Microdermabrasion and Chemical peels are two very common skin rejuvenation techniques. Although they can both treat acne and signs of aging, it is helpful to understand the differences between the two procedures before consulting a medical professional and investing in a treatment.

Do not be overwhelmed by the term microdermabrasion. To break it down, the procedure is just a light abrasion of the top layer of the skin. Most people look to microdermabrasion to treat acne and other surface blemishes. The procedure propels micro aluminum oxide crystals at the skin to exfoliate the surface and rid the skin of dead cells. This also clears out dirt particles and blemish-causing elements. Some microdermabrasion treatments use a technique without crystals, but this is the most common form. Because this procedure affects the top layers of skin, it’s considered to be generally safe. Some patients may have redness on the skin for a few hours after the procedure.
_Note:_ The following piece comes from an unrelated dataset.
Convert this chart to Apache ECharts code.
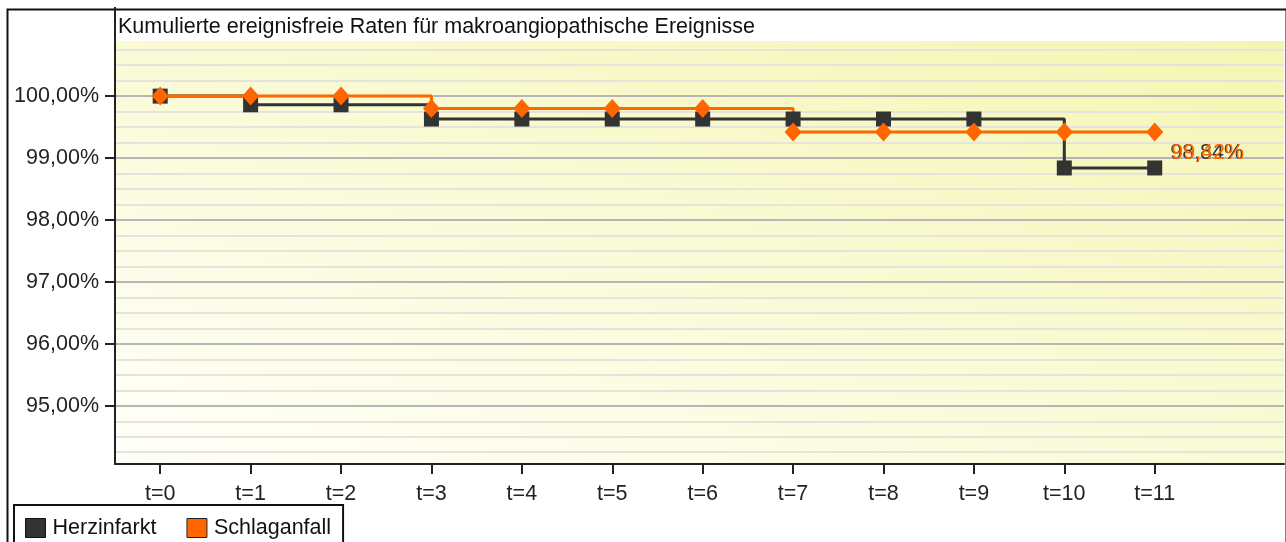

One drawback to microdermabrasion is that is only temporary. Treatments usually only last a few months before the effects wear off and patients must undergo the same procedure again. If your skin concerns are more surface-level in nature, though, this may be a good option for you. Although more intensive treatments last longer, they can often irritate the skin. If you suffer from whiteheads, blackheads, or just dull skin, then irritating the skin may actually cause more problems.

Chemical peels are usually more intensive, but the same treatment techniques can be applied in different depths depending on your needs. Some chemical peels have a very fast recovery time, while deep peels may require months of healing. This often depends on the skin conditions the patient wants to treat. Like microdermabrasion, chemical peels can treat acne and freshen up dull skin. Deeper peels, however, can also improve the look of wrinkles and photo-aging.
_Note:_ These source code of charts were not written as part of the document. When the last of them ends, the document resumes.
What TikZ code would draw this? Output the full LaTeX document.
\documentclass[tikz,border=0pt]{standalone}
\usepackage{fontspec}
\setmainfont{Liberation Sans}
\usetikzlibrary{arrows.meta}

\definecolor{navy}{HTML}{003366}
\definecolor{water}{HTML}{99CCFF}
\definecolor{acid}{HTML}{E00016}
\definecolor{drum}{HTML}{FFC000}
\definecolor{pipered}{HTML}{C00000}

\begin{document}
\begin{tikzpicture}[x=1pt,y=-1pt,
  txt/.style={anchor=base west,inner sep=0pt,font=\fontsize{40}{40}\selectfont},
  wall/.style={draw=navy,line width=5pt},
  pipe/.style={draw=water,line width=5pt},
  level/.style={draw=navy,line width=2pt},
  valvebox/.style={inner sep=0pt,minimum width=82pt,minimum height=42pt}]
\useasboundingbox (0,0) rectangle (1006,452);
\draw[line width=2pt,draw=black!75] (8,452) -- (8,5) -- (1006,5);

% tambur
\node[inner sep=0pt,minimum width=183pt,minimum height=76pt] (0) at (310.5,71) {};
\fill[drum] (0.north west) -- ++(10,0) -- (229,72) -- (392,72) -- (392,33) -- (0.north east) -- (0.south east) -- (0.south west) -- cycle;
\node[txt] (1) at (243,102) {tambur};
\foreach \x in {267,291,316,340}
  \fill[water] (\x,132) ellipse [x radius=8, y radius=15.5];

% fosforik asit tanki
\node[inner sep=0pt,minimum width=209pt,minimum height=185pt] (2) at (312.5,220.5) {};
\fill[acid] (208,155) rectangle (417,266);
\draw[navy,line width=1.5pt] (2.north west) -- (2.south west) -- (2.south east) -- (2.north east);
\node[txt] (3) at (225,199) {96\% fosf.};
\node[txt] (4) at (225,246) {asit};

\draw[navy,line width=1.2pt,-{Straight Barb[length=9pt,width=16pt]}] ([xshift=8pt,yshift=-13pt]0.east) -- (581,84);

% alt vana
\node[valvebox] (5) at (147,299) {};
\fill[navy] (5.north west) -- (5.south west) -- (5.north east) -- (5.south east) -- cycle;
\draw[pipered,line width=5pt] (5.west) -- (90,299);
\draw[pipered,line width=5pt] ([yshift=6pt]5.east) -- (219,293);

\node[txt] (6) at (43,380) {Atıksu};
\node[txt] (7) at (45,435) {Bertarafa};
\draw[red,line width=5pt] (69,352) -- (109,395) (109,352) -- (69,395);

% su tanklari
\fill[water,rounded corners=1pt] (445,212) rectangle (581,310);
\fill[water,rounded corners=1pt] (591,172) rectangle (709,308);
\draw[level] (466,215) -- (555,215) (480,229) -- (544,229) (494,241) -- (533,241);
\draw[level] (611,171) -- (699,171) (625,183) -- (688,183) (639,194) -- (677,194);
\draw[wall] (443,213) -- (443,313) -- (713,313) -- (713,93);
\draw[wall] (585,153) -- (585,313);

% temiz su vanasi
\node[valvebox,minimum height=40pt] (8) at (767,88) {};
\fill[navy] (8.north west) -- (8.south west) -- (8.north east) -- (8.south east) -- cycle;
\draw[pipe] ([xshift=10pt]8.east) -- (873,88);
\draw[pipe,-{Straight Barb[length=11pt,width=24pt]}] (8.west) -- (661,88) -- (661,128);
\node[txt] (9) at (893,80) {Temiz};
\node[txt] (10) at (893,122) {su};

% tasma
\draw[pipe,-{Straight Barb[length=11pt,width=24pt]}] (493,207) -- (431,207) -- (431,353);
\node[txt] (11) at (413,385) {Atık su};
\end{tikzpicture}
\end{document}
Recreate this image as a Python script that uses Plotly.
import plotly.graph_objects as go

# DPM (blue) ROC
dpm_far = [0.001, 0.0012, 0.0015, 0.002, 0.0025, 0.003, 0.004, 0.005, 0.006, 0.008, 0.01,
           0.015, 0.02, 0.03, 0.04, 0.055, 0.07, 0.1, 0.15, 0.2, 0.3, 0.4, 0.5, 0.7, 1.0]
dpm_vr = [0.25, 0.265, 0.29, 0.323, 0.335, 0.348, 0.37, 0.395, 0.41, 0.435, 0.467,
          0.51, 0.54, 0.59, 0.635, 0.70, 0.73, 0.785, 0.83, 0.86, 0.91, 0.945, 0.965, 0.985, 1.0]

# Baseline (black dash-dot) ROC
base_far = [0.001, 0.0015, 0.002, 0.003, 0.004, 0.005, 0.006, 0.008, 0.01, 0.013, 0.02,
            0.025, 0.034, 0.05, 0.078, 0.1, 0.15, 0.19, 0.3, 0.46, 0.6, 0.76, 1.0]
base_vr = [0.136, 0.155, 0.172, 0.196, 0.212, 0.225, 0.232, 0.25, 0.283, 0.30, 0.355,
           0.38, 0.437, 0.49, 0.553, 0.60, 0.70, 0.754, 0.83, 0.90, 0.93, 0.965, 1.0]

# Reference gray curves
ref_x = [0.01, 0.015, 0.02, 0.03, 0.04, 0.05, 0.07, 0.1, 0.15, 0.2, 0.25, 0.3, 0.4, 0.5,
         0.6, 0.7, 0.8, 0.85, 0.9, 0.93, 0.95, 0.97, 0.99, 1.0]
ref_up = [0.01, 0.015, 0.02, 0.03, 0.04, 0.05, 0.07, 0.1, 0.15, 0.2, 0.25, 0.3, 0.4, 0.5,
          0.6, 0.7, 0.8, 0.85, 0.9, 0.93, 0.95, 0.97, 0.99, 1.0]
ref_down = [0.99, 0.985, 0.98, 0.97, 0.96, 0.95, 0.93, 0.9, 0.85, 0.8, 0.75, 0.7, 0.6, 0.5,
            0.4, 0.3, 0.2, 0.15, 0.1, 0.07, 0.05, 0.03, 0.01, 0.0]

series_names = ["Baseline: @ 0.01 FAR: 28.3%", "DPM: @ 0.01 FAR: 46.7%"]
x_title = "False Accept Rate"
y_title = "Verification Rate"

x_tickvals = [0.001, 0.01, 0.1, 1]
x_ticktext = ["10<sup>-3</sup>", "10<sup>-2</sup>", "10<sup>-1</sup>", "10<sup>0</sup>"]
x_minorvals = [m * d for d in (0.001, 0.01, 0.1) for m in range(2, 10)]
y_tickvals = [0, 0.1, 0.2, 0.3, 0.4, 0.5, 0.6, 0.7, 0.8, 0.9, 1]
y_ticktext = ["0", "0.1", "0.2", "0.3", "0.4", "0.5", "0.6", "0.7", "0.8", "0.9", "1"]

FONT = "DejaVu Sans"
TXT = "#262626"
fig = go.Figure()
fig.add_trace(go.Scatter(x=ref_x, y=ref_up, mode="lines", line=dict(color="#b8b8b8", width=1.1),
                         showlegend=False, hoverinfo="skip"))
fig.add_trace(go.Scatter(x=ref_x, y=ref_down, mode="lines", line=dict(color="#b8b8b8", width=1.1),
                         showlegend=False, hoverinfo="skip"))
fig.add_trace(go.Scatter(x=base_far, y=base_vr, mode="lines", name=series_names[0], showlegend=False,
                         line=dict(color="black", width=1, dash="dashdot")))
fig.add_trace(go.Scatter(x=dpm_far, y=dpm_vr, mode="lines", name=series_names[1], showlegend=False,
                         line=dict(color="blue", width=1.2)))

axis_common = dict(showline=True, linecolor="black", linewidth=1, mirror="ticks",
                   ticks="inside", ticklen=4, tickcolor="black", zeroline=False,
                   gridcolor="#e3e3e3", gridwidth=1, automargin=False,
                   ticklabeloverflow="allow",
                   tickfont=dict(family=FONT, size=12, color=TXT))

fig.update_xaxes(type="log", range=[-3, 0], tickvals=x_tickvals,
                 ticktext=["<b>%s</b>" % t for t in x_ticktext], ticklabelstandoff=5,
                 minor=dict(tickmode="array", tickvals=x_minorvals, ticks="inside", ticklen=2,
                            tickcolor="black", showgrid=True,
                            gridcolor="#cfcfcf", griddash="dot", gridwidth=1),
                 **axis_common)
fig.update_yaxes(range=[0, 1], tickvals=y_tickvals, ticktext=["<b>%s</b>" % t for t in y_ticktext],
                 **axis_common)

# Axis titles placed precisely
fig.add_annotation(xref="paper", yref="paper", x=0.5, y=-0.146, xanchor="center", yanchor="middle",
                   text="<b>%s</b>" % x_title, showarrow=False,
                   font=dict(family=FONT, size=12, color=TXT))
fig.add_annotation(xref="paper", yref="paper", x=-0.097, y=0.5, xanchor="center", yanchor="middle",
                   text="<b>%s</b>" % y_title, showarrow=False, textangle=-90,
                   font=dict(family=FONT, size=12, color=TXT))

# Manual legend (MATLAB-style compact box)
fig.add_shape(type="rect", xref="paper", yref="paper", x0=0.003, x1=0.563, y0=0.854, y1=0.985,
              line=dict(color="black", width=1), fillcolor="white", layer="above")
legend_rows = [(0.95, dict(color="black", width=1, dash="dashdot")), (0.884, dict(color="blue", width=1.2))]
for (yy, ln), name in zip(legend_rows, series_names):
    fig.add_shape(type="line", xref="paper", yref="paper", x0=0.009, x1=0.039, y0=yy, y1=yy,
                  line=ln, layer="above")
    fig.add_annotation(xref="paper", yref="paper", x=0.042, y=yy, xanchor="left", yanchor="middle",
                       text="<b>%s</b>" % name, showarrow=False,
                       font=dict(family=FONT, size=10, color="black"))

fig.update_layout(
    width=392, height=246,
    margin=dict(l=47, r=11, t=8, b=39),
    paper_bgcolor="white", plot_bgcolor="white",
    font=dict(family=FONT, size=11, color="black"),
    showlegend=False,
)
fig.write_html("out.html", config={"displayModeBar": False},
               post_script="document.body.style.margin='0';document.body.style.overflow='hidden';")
The peel treatment uses chemical solutions to actually intentionally damage the skin, but in a controlled manner. Different chemicals affect the skin in different ways, and several peels may be required to reach the desired result. Peel procedures are safe and commonplace, but deeper peels may require anesthesia and the monitoring of vital signs. If this worries you, then it may be wise to start with microdermabrasion. Chemical peels can last for years. Patients will need to have repeated procedures eventually, but maintenance is much easier than with microdermabrasion.